Thanks for the comment.
To be quite honest, I did not even consider it. I can see your point. It is not clear, however, what the long-term impact of the pandemic will be. Many events that seem pivotal while you are living in it, do not really have the long-term impact that one might think it should.
If I were to create a list of "pivotal events of the 21st Century," however, it would probably be #1 or #2 (along with the rise of China).
Agreed. But nearly 5 years in, it’s trending toward a landmark cataclysm. Another one: the US overthrowing the Ukrainian government in 2014 and all the subsequent shit storms.
We'll see, but I think both events will be seen as just passing events in comparison to the pivotal events on my list.
And remember this is not a list of "events that caused the most deaths." If so, it would be very different.
Crank
> Agreed. But nearly 5 years in, it’s trending toward a landmark cataclysm.
WTF, are you talking about. It's already largely being forgotten. Frankly all the COVID did was accelerate a bunch of trends, growing distrust of institutions, more things moving online, that were already happening.
It is a commenting rule in this column that you must stay on the topic of the post.
I can't unhear RFKJ's speech when he announced his run in Boston (I was there) describing the economic devastation of the lockdowns on the middle class and poor. Maybe you forgot. Many haven't.
It is a commenting rule in this column that you must stay on the topic of the post.
A parallel question is just how many of those 15 million deaths were people who "died of Covid" vs. "died with Covid (or the mere suspicion of Covid)". I suspect we will never really know, given how sloppy (or misincentivized) the record keeping was in that regard.
But also some fraction of those Covid deaths were ones that did not die of the flu, or other viral diseases because of this mininformation or alternative mode of death.
Out of a world population of 9 or so billion, that 15 million is very modest, so suspect as being called "pivotal". Plus many other nations did not have the "advantage" of our Warp Speed vaccine development, so had to live with gaining herd immunity as with many past major plagues. Still a lot of questions and issues surfaced by the pandemic, but probably not with long term impact [except for our failures to date to use this experience to better prepare for the next one!]
We’ll see. I assist on a Substack that tracks those who “died suddenly” each week (News From Underground) and it’s not looking good. The 15 million excess deaths is a lowball, and there's so much lying and gaslighting it’s hard not to believe an evil agenda is underway.
While I am not a psychologist, actually it IS "hard to believe an evil agenda is underway". Certainly a single pyschopath, or a group of maybe 5 psychopaths might get together and lauch some evil plan, but it is much more likely to have a lot of indoctrinated idiots and/or some mass pyschosis to explain how so many could be mistaken or deluded or just plain stupid. Same thing seems to apply to the "climate catastrophe" crowd wanting to dismantle the use of fossil fuel [which Michael has shown is a central step/stage to achieving mass progress].
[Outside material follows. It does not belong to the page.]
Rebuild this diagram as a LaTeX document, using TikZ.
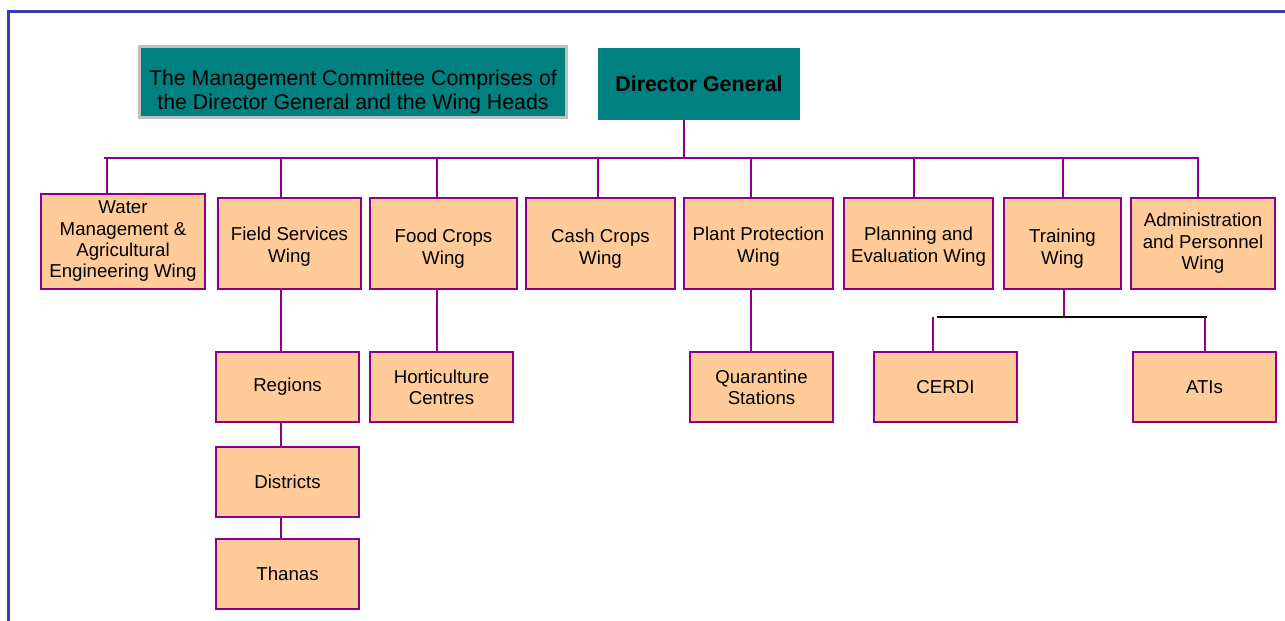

I don't think the global warming hysteria qualifies as one of Magoon's pivotal events/episodes, but now that the idiocy is beginning to abate, folks will look back and wonder just how so many could have adopted or pursued such a feeblely supported "science" project. But the real "crime" is the misplaced emphasis on renewables beyond prototype and pilot explorations/installations, by which time the real cost/benefit tradeoffs should have been discovered and promulgated. We have lost/ wasted a big pot of money, time, and talent better spent moving towards a core nuclear energy based society, perhaps with electric and/or natural gas for some segments of transportation and industrial useages. [See my above comment about a gallon of gas :-) ]
OK, let's try to keep the commenting to the topic of the post.